Jürgen A., 54

Am Tage des Umzugs in eine TWG:

Ich war unzufrieden mit meinem Leben; ich wollte raus aus der Illegalität, war viel mit Drogen unterwegs. Ich habe lange gebraucht, um Hilfe in Anspruch zu nehmen, aber ich wollte etwas verändern. Ich bin jetzt jugendliche 54, und da geht sicher noch was. Ich wollte nicht mehr auf der Stelle treten oder rückwärts, ich wollt nach vorne. Dafür habe ich Hilfe gebraucht, und die habe ich hier gekriegt.

Hier hat sich meine Einstellung zum Leben geändert; ich bin persönlich ruhiger geworden; die Einstellung zu meinem Gegenüber hat sich auch geändert, ich war früher vielmehr für mich; jetzt komme ich auch mit anderen Leuten klar, mit denen ich vorher nie Kontakt gehabt hätte; ich konnte mich entwickeln, konnte mich austesten. Es ist wichtig, dass man die Hinweise dazu bekommt; vieles hat man schon, aber man weiß es gar nicht. Man schaut nicht so genau in sich rein, und da sind die Hinweise hilfreich. Und in den Gruppen konnte ich auch mal zuschauen bei den anderen, da hatte man dann eine Baustelle und konnte sich damit befassen. Da bin ich aufgefangen worden, wenn’s manchmal schwierig war. Wenn ich mir das angeschaut und drüber gesprochen habe, dann ist das meistens positiv für mich ausgegangen. Es war nicht immer einfach, weil ich es mir selbst schwer gemacht habe.

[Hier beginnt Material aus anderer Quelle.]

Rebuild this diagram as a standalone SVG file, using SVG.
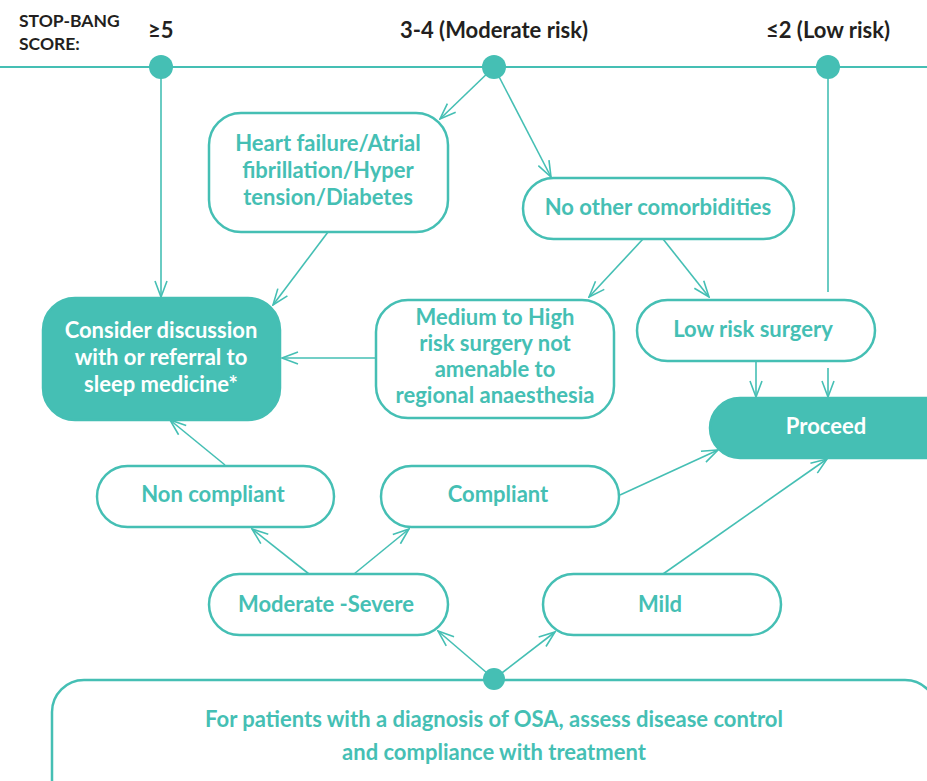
<svg xmlns="http://www.w3.org/2000/svg" width="927" height="781" viewBox="0 0 927 781">
<defs>
<style>
.box{fill:#fff;stroke:#45bfb4;stroke-width:2.5}
.fbox{fill:#45bfb4;stroke:#45bfb4;stroke-width:2.5}
.t{font-family:Lato,"Liberation Sans",sans-serif;font-weight:700;font-size:22px;fill:#45bfb4;text-anchor:middle}
.tw{fill:#fff}
.h{font-family:Lato,"Liberation Sans",sans-serif;font-weight:700;fill:#231f20}
.c{fill:none;stroke:#45bfb4;stroke-width:1.6}
.dot{fill:#45bfb4}
</style>
<marker id="ah" viewBox="0 0 18 14" refX="17" refY="7" markerWidth="18" markerHeight="14" markerUnits="userSpaceOnUse" orient="auto">
<path d="M1,1 L17,7 L1,13" fill="none" stroke="#45bfb4" stroke-width="1.6"/>
</marker>
</defs>
<rect width="927" height="781" fill="#fff"/>
<g id="header">
<text class="h" x="19" y="27" font-size="17.5">STOP-BANG</text>
<text class="h" x="19" y="50" font-size="17.5">SCORE:</text>
<text class="h" x="148" y="38" font-size="22">≥5</text>
<text class="h" x="494" y="38" font-size="22" text-anchor="middle">3-4 (Moderate risk)</text>
<text class="h" x="828" y="38" font-size="22" text-anchor="middle">≤2 (Low risk)</text>
</g>
<g id="connectors">
<line x1="0" y1="67" x2="927" y2="67" stroke="#45bfb4" stroke-width="2"/>
<line class="c" x1="161" y1="67" x2="161" y2="297" marker-end="url(#ah)"/>
<line class="c" x1="494" y1="67" x2="440" y2="119" marker-end="url(#ah)"/>
<line class="c" x1="494" y1="67" x2="551" y2="177" marker-end="url(#ah)"/>
<line class="c" x1="828" y1="67" x2="828" y2="292"/>
<line class="c" x1="328" y1="232" x2="273" y2="305" marker-end="url(#ah)"/>
<line class="c" x1="643" y1="239" x2="589" y2="297" marker-end="url(#ah)"/>
<line class="c" x1="663" y1="239" x2="709" y2="297" marker-end="url(#ah)"/>
<line class="c" x1="376" y1="358" x2="282" y2="358" marker-end="url(#ah)"/>
<line class="c" x1="756" y1="361" x2="756" y2="397" marker-end="url(#ah)"/>
<line class="c" x1="828" y1="368" x2="828" y2="397" marker-end="url(#ah)"/>
<line class="c" x1="225" y1="465" x2="170" y2="420" marker-end="url(#ah)"/>
<line class="c" x1="620" y1="495" x2="718" y2="450" marker-end="url(#ah)"/>
<line class="c" x1="309" y1="574" x2="252" y2="529" marker-end="url(#ah)"/>
<line class="c" x1="354" y1="574" x2="409" y2="529" marker-end="url(#ah)"/>
<line class="c" x1="663" y1="574" x2="827" y2="459" marker-end="url(#ah)"/>
<line class="c" x1="494" y1="679" x2="438" y2="631" marker-end="url(#ah)"/>
<line class="c" x1="494" y1="679" x2="555" y2="632" marker-end="url(#ah)"/>
</g>
<g id="dots">
<circle class="dot" cx="161" cy="67" r="12"/>
<circle class="dot" cx="494" cy="67" r="12"/>
<circle class="dot" cx="828" cy="67" r="12"/>
</g>
<g id="heart-failure">
<rect class="box" x="209" y="113" width="239" height="119" rx="32"/>
<text class="t" x="328" y="151">Heart failure/Atrial</text>
<text class="t" x="328" y="178">fibrillation/Hyper</text>
<text class="t" x="328" y="205">tension/Diabetes</text>
</g>
<g id="no-other">
<rect class="box" x="523" y="178" width="271" height="61" rx="30.5"/>
<text class="t" x="658" y="215">No other comorbidities</text>
</g>
<g id="consider">
<rect class="fbox" x="43" y="298" width="237" height="122" rx="32"/>
<text class="t tw" x="161" y="338">Consider discussion</text>
<text class="t tw" x="161" y="365">with or referral to</text>
<text class="t tw" x="161" y="392">sleep medicine*</text>
</g>
<g id="medium-high">
<rect class="box" x="376" y="300" width="238" height="118" rx="32"/>
<text class="t" x="495" y="325">Medium to High</text>
<text class="t" x="495" y="351">risk surgery not</text>
<text class="t" x="495" y="377">amenable to</text>
<text class="t" x="495" y="403">regional anaesthesia</text>
</g>
<g id="low-risk">
<rect class="box" x="637" y="300" width="238" height="61" rx="30.5"/>
<text class="t" x="753" y="337">Low risk surgery</text>
</g>
<g id="proceed">
<rect class="fbox" x="710" y="398" width="245" height="60" rx="30"/>
<text class="t tw" x="826" y="434">Proceed</text>
</g>
<g id="non-compliant">
<rect class="box" x="97" y="466" width="237" height="61" rx="30.5"/>
<text class="t" x="213" y="502">Non compliant</text>
</g>
<g id="compliant">
<rect class="box" x="381" y="466" width="238" height="61" rx="30.5"/>
<text class="t" x="498" y="502">Compliant</text>
</g>
<g id="moderate-severe">
<rect class="box" x="209" y="574" width="239" height="61" rx="30.5"/>
<text class="t" x="326" y="612">Moderate -Severe</text>
</g>
<g id="mild">
<rect class="box" x="543" y="574" width="238" height="61" rx="30.5"/>
<text class="t" x="660" y="612">Mild</text>
</g>
<g id="osa">
<rect class="box" x="52" y="680" width="885" height="140" rx="32"/>
<circle class="dot" cx="494" cy="679" r="11"/>
<text class="t" x="494" y="727" font-size="21">For patients with a diagnosis of OSA, assess disease control</text>
<text class="t" x="494" y="760" font-size="21">and compliance with treatment</text>
</g>
</svg>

Heimbeirat, ja, das habe ich sehr gern gemacht, weil ich für die anderen Bewohner da war. Ich konnte üben, vor anderen Leuten zu sprechen und mich für andere einzusetzen. Ja, das war eine sehr gute Aufgabe, das habe ich sehr gern gemacht. Ich habe auch Diplomatie gelernt; zu vermitteln, mich auszutauschen mit Hilfe von der Leitung, das war sehr gut.

Was den Weg betrifft, der vor mir liegt, da bin ich sehr zuversichtlich. Das Werkzeug, was ich hier mitbekommen habe, kann ich weiterhin gebrauchen. Ich möchte eine Ausbildung zum Genesungsbegleiter machen; ich habe den Lehrgang bekommen. Dann bin ich tätig in einer Selbsthilfegruppe, da werde ich den Suchtkrankenhelfer machen. Ich möchte meine Erfahrungen gern weitergeben. Durch den Aufenthalt hier kann ich den Führerschein auch wieder machen. Das Handwerkliche könnte ich zwar, aber ich bin nicht sicher, wie lang das körperlich noch gut geht. Und ich möchte nicht wieder zurückfallen. Das wär mir fast passiert, als ich mich handwerklich ausgetestet hab. Ein Verhaltensrückfall war schon da, gottseidank kein Konsumrückfall, aber es hat nicht viel gefehlt.

Ich ziehe jetzt in eine TWG nach S.. Das ist mir wichtig, dass ich aus einem großen Haus nicht gleich wieder einsam irgendwo in der Bude hocke, sondern step by step. Das habe ich hier auch gelernt, dass man wirklich nach 30 Jahren Suchtverhalten kleinere Schritte geht. Deshalb möchte ich einen Zwischenschritt machen, um selbständiger zu leben, aber immer noch den Rückhalt zu haben, wenn ich unsicher bin oder Suchtdruck habe und einen Ansprechpartner brauche.

Ich weiss nicht, was in 4 Jahren ist. Aber so, wie ich mich jetzt hier verabschiede, so zuversichtlich und guter Dinge: ich habe hier neuen Lebensmut und neue Lebensfreude kennengelernt, und so wird das auch weitergehen. Aufgeben ist keine Option, das war’s bis jetzt nicht, und das wird’s auch dann nicht sein. Ich bin jetzt 3 Jahre trocken, und in 4 Jahren sind es 7.